Highly variable open rates will reveal a great deal about client preferences. Highly stable open rates will reveal very little.
For anyone new to email marketing, the open rate is the number of subscribers who open the email that is sent to them. Even if they open an email, it doesn’t mean they will click on anything. Average open rates across multiple industries are usually around 20 to 30 percent.
The open rate is one of the most important metrics in tracking the success or failure of an email newsletter. The other one is the click rate or how often a subscriber clicks on a link and goes to a website, social media account, ecommerce site, etc.
Subject Lines Make the Difference
Many of my clients are news organizations. It shouldn’t surprise anyone that a subject line of “Gunman Kills 3 Bystanders” will get opened much more often than one that says “City Council Holds Budget Meeting.”
A static subject line — i.e., “This Week’s Newsletter” — will get opened only by people who know what to expect in the newsletter and who value the content on a regular basis.
Whether the newsletter is about local news, travel tips, event, store sale or some other unique subject, a unique subject line is essential to understanding the customer and what encourages them to open the email.
The way that the subject line is written also matters. Subscribers are more likely to read a short sentence with simple and action-oriented words than a subject line with many dull and complex words.
Patterns of Behavior Develop Over Time
Eventually, newsletter publishers will grasp which subjects matter the most to the client list and which ones don’t.
The pattern leads the email marketer to look for the item in the newsletter that creates the best possible topic for the subject line and then to the best ways of writing the line.
After a while, it also becomes obvious when the newsletter’s content doesn’t have a subject that is likely to generate a high number of opens.
It benefits the marketer to go looking for that content and making a point of getting it in the newsletter. It’s even better to plan a schedule of topics for the newsletter going out over a period of time to ensure high-quality subjects.
For the Sake of Click Rates
After all, both the open rate and the click rate are important. For most marketers, the entire point of increasing the open rate is to increase the click rate.
I did a study of 20 email marketing lists that I either managed directly or helped manage. I found that the average open rate was 29 percent and the average click rate was 9 percent.
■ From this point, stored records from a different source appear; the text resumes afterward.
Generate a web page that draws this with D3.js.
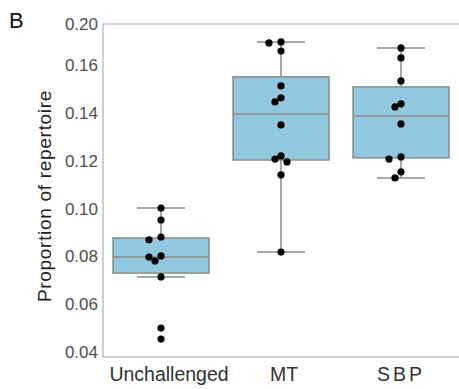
<!DOCTYPE html>
<html>
<head>
<meta charset="utf-8">
<script src="https://cdn.jsdelivr.net/npm/d3@7"></script>
<style>
  html, body { margin: 0; padding: 0; background: #fff; }
  svg { display: block; }
  text { font-family: "Liberation Sans", Arial, Helvetica, sans-serif; }
</style>
</head>
<body>
<svg id="chart" width="459" height="389"></svg>
<script>
// ---- data ----
const categories = ["Unchallenged", "MT", "SBP"];
const pointsUnchallenged = [0.1002, 0.0952, 0.0881, 0.0869, 0.0802, 0.0797, 0.0781, 0.0714, 0.0500, 0.0454];
const pointsMT = [0.1697, 0.1693, 0.1659, 0.1513, 0.1463, 0.1446, 0.1350, 0.1220, 0.1207, 0.1195, 0.1141, 0.0818];
const pointsSBP = [0.1672, 0.1630, 0.1534, 0.1438, 0.1425, 0.1354, 0.1216, 0.1207, 0.1153, 0.1128];
const q1 = [0.0730, 0.1203, 0.1212];
const medians = [0.0797, 0.1396, 0.1387];
const q3 = [0.0877, 0.1551, 0.1509];
const whiskerLow = [0.0714, 0.0818, 0.1128];
const whiskerHigh = [0.1002, 0.1697, 0.1672];
const yTickValues = [0.04, 0.06, 0.08, 0.10, 0.12, 0.14, 0.16, 0.1772];
const yTickLabels = ["0.04", "0.06", "0.08", "0.10", "0.12", "0.14", "0.16", "0.20"];
const yDomain = [0.0379, 0.1772];
const yTitle = "Proportion of repertoire";
const panelLabel = "B";

const pointSets = [pointsUnchallenged, pointsMT, pointsSBP];

(function draw() {
  const svg = d3.select("#chart");
  const plotLeft = 103, plotTop = 24, plotBottom = 357, plotRight = 470;

  const x = d3.scaleBand().domain(categories).range([101, 461]).paddingInner(0).paddingOuter(0);
  const y = d3.scaleLinear().domain(yDomain).range([plotBottom, plotTop]);

  const frameColor = "#c4c4c4";
  const boxStroke = "#8c8c8c";
  const boxFill = "#93c7e0";

  // frame (left, top, bottom; right side runs off the image)
  svg.append("path")
    .attr("d", `M${plotRight},${plotTop}H${plotLeft}V${plotBottom}H${plotRight}`)
    .attr("fill", "none")
    .attr("stroke", frameColor)
    .attr("stroke-width", 1.6);

  // y axis labels
  const yAxis = d3.axisLeft(y)
    .tickValues(yTickValues)
    .tickFormat((d, i) => yTickLabels[i])
    .tickSize(0)
    .tickPadding(5);
  const gy = svg.append("g").attr("transform", `translate(${plotLeft},0)`).call(yAxis);
  gy.select(".domain").remove();
  gy.selectAll("text")
    .attr("font-size", 17)
    .attr("fill", "#505050")
    .attr("font-family", "Liberation Sans, Arial, sans-serif");

  // x axis labels
  const xAxis = d3.axisBottom(x).tickSize(0).tickPadding(10);
  const gx = svg.append("g").attr("transform", `translate(0,${plotBottom})`).call(xAxis);
  gx.select(".domain").remove();
  gx.selectAll("text")
    .attr("font-size", 19.5)
    .attr("fill", "#333")
    .attr("font-family", "Liberation Sans, Arial, sans-serif")
    .attr("dx", d => d === "Unchallenged" ? 8 : (d === "MT" ? 3 : 0))
    .attr("letter-spacing", d => d === "SBP" ? 3 : 0);

  // y title
  svg.append("text")
    .attr("transform", `translate(51,196) rotate(-90)`)
    .attr("text-anchor", "middle")
    .attr("font-size", 19)
    .attr("letter-spacing", 0.7)
    .attr("fill", "#222")
    .text(yTitle);

  // panel label
  svg.append("text")
    .attr("x", 9)
    .attr("y", 28)
    .attr("font-size", 22)
    .attr("fill", "#111")
    .text(panelLabel);

  // boxes
  const bw = x.bandwidth() * 0.8;
  const capW = bw / 2;
  const g = svg.append("g");
  categories.forEach((c, i) => {
    const cx = x(c) + x.bandwidth() / 2;
    const gg = g.append("g");
    const line = (x1, x2, y1, y2) => gg.append("line")
      .attr("x1", x1).attr("x2", x2).attr("y1", y1).attr("y2", y2)
      .attr("stroke", boxStroke).attr("stroke-width", 1.5);
    line(cx, cx, y(q3[i]), y(whiskerHigh[i]));
    line(cx, cx, y(q1[i]), y(whiskerLow[i]));
    line(cx - capW / 2, cx + capW / 2, y(whiskerHigh[i]), y(whiskerHigh[i]));
    line(cx - capW / 2, cx + capW / 2, y(whiskerLow[i]), y(whiskerLow[i]));
    gg.append("rect")
      .attr("x", cx - bw / 2).attr("width", bw)
      .attr("y", y(q3[i])).attr("height", y(q1[i]) - y(q3[i]))
      .attr("fill", boxFill).attr("stroke", boxStroke).attr("stroke-width", 1.5);
    line(cx - bw / 2, cx + bw / 2, y(medians[i]), y(medians[i]));

    // swarm points (simple dodge so overlapping dots spread sideways)
    const r = 3.6;
    const placed = [];
    const sorted = pointSets[i].slice().sort((a, b) => b - a);
    sorted.forEach(v => {
      const py = y(v);
      const cands = [0, -6, 6, -12, 12];
      let off = 0;
      for (const o of cands) {
        const ok = placed.every(p => Math.hypot(p.x - o, p.y - py) >= 2 * r - 0.5);
        if (ok) { off = o; break; }
      }
      placed.push({ x: off, y: py });
    });
    gg.selectAll("circle").data(placed).join("circle")
      .attr("cx", d => cx + d.x)
      .attr("cy", d => d.y)
      .attr("r", r)
      .attr("fill", "#000");
  });
})();
</script>
</body>
</html>
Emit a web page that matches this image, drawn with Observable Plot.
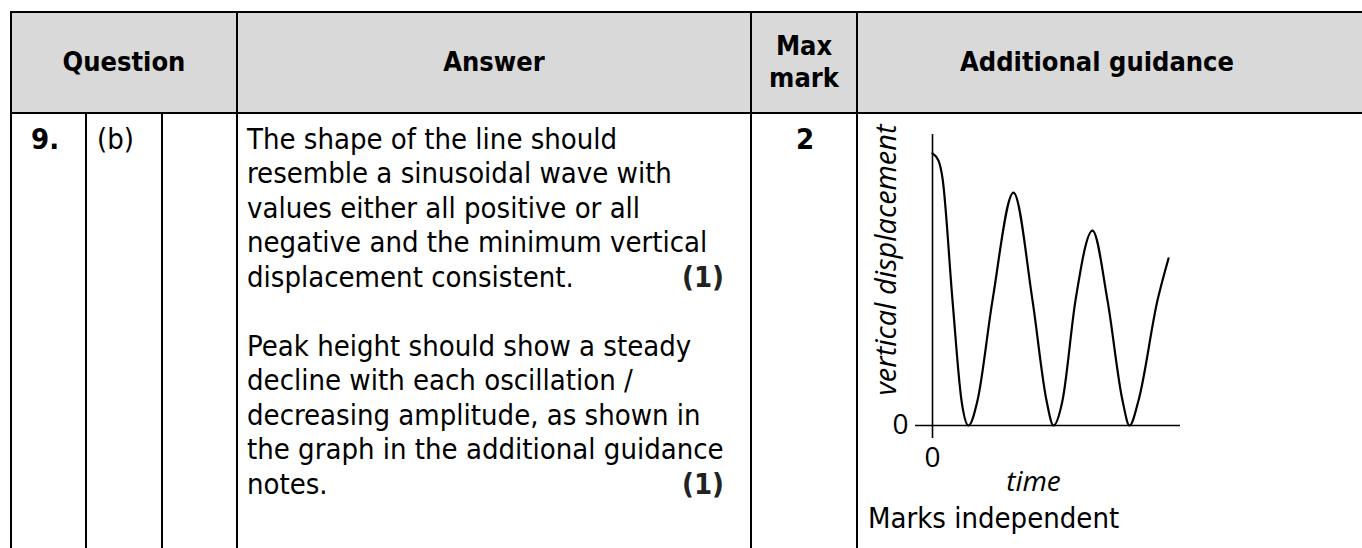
<!DOCTYPE html>
<html><head><meta charset="utf-8">
<script src="https://cdn.jsdelivr.net/npm/d3@7"></script>
<script src="https://cdn.jsdelivr.net/npm/@observablehq/plot@0.6"></script>
<style>
html,body{margin:0;padding:0;background:#fff;width:1362px;height:548px;overflow:hidden;}
#page{position:relative;width:1362px;height:548px;font-family:"DejaVu Sans Condensed","DejaVu Sans",sans-serif;font-stretch:condensed;font-size:29px;color:#000;}
.ln{position:absolute;background:#000;}
.hd{position:absolute;background:#d9d9d9;}
.t{position:absolute;white-space:pre;line-height:34.5px;}
.b{font-weight:bold;}
.h{font-weight:bold;font-size:27px;}
#chart{position:absolute;left:857px;top:113px;font-stretch:normal;}
#chart svg, #chart svg text{font-stretch:normal;}
</style></head><body><div id="page"></div>
<script>
// ---- data ----
const headerLabels = ["Question", "Answer", "Max", "mark", "Additional guidance"];
const questionNumber = "9.";
const questionPart = "(b)";
const maxMark = "2";
const answerPara1 = [
  "The shape of the line should",
  "resemble a sinusoidal wave with",
  "values either all positive or all",
  "negative and the minimum vertical",
  "displacement consistent."
];
const answerPara2 = [
  "Peak height should show a steady",
  "decline with each oscillation /",
  "decreasing amplitude, as shown in",
  "the graph in the additional guidance",
  "notes."
];
const markAward = "(1)";
const guidanceNote = "Marks independent";
const xTitle = "time";
const yTitle = "vertical displacement";
const xTicks = [0];
const yTicks = [0];
const time =         [0,    0.6, 1.0, 2.0, 2.9,  3.6, 4.5,  6.0, 8.1, 10.0, 11.4, 12.1, 13.0, 14.3, 16.0, 17.5, 19.0, 19.7, 20.6, 22.5, 23.6];
const displacement = [9.35, 9.1, 8.5, 4.3, 0.86, 0,   0.86, 4.3, 8.0, 4.3,  0.86, 0,    0.86, 4.3,  6.7,  4.3,  0.86, 0,    0.86, 4.3,  5.74];

// ---- layout ----
const page = document.getElementById("page");
function box(cls, x, y, w, h) {
  const d = document.createElement("div");
  d.className = cls;
  Object.assign(d.style, {left: x + "px", top: y + "px", width: w + "px", height: h + "px"});
  page.appendChild(d);
  return d;
}
function txt(s, x, baseline, opts = {}) {
  const d = document.createElement("div");
  d.className = "t" + (opts.bold ? " b" : "") + (opts.head ? " h" : "");
  d.textContent = s;
  const top = baseline - (opts.head ? 26.5 : 27.3);
  d.style.top = top + "px";
  if (opts.center !== undefined) {
    d.style.left = (opts.center - 300) + "px";
    d.style.width = "600px";
    d.style.textAlign = "center";
  } else if (opts.right !== undefined) {
    d.style.left = (opts.right - 300) + "px";
    d.style.width = "300px";
    d.style.textAlign = "right";
  } else {
    d.style.left = x + "px";
  }
  if (opts.color) d.style.color = opts.color;
  page.appendChild(d);
  return d;
}

// header background
box("hd", 12, 13, 1350, 99);
// horizontal lines
box("ln", 10, 11, 1352, 2);
box("ln", 10, 112, 1352, 2);
// vertical lines
box("ln", 10, 11, 2, 537);
box("ln", 85, 112, 2, 436);
box("ln", 161, 112, 2, 436);
box("ln", 236, 11, 2, 537);
box("ln", 750, 11, 2, 537);
box("ln", 856, 11, 2, 537);

// header text
txt(headerLabels[0], 0, 71, {head: true, center: 124});
txt(headerLabels[1], 0, 71, {head: true, center: 494});
txt(headerLabels[2], 0, 55, {head: true, center: 804});
txt(headerLabels[3], 0, 87, {head: true, center: 804});
txt(headerLabels[4], 0, 71, {head: true, center: 1097});

// body
const b0 = 149, lh = 34.5;
txt(questionNumber, 31, b0, {bold: true});
txt(questionPart, 97, b0);
txt(maxMark, 0, b0, {bold: true, center: 805});
answerPara1.forEach((s, i) => txt(s, 247, b0 + i * lh));
txt(markAward, 0, b0 + 4 * lh, {bold: true, right: 724, color: "#222"});
answerPara2.forEach((s, i) => txt(s, 247, b0 + (i + 6) * lh));
txt(markAward, 0, b0 + 10 * lh, {bold: true, right: 724, color: "#222"});
txt(guidanceNote, 868, 528);

// ---- chart ----
const pts = time.map((t, i) => ({t, d: displacement[i]}));
const chart = Plot.plot({
  width: 400, height: 400,
  marginLeft: 75, marginRight: 77, marginTop: 21, marginBottom: 88,
  x: {domain: [0, 24.8]},
  y: {domain: [0, 10]},
  style: {fontFamily: '"Open Sans", sans-serif', fontSize: "28px", background: "transparent", color: "#000", overflow: "visible"},
  marks: [
    Plot.ruleX([0], {y1: 10, y2: -0.45, stroke: "#000", strokeWidth: 1.6}),
    Plot.ruleY([0], {x1: -1.7, x2: 24.8, stroke: "#000", strokeWidth: 1.6}),
    Plot.line(pts, {x: "t", y: "d", curve: "monotone-x", stroke: "#000", strokeWidth: 2.2}),
    Plot.axisX(xTicks, {tickSize: 0, tickPadding: 22, label: null, fontSize: 28}),
    Plot.axisY(yTicks, {tickSize: 0, tickPadding: 24, label: null, fontSize: 28}),
    Plot.text([xTitle], {text: d => d, frameAnchor: "bottom", textAnchor: "middle", lineAnchor: "middle", dx: -23, dy: 57, fontStyle: "italic", fontSize: 28}),
    Plot.text([yTitle], {text: d => d, frameAnchor: "left", textAnchor: "middle", lineAnchor: "middle", rotate: -90, dx: -46, dy: -20, fontStyle: "italic", fontSize: 29})
  ]
});
const holder = document.createElement("div");
holder.id = "chart";
holder.appendChild(chart);
page.appendChild(holder);
</script>
</body></html>
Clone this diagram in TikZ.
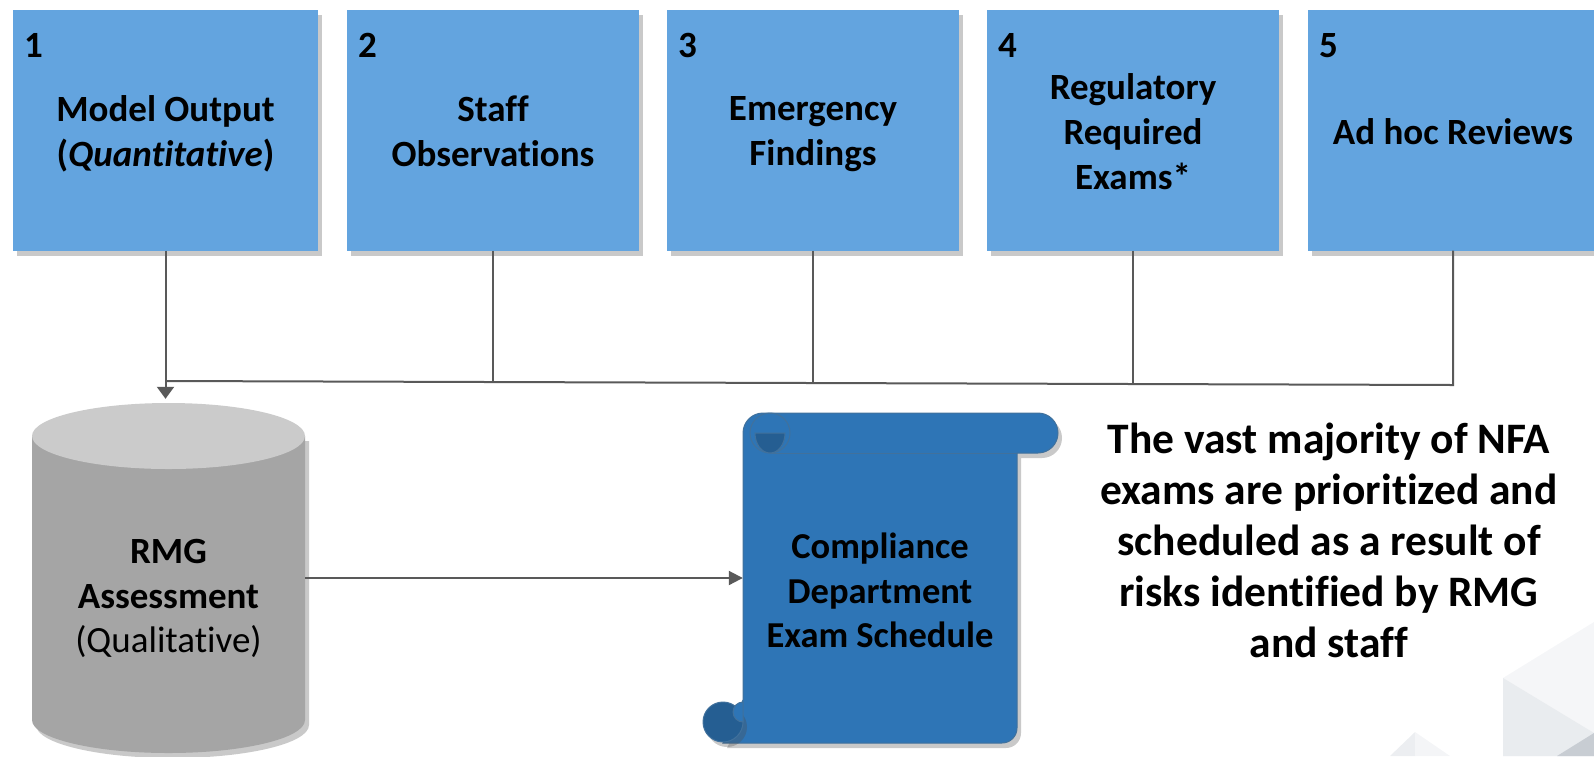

Smaller lists whose subscribers opted-in had the highest click rates while larger lists that used other tactics to acquire subscribers had the lowest click rates — and the highest unsubscribe rates.
While the way in which the subscriber was acquired affects the open and click rates, the way the content is presented also affects the click rates.
There is one other compelling reason to watch open rates, gain insights about the client and create unique subject lines. High open rates and high click rates lead to higher retention and lower turnover.
As many of us in media know, retaining a client is easier than acquiring a new one.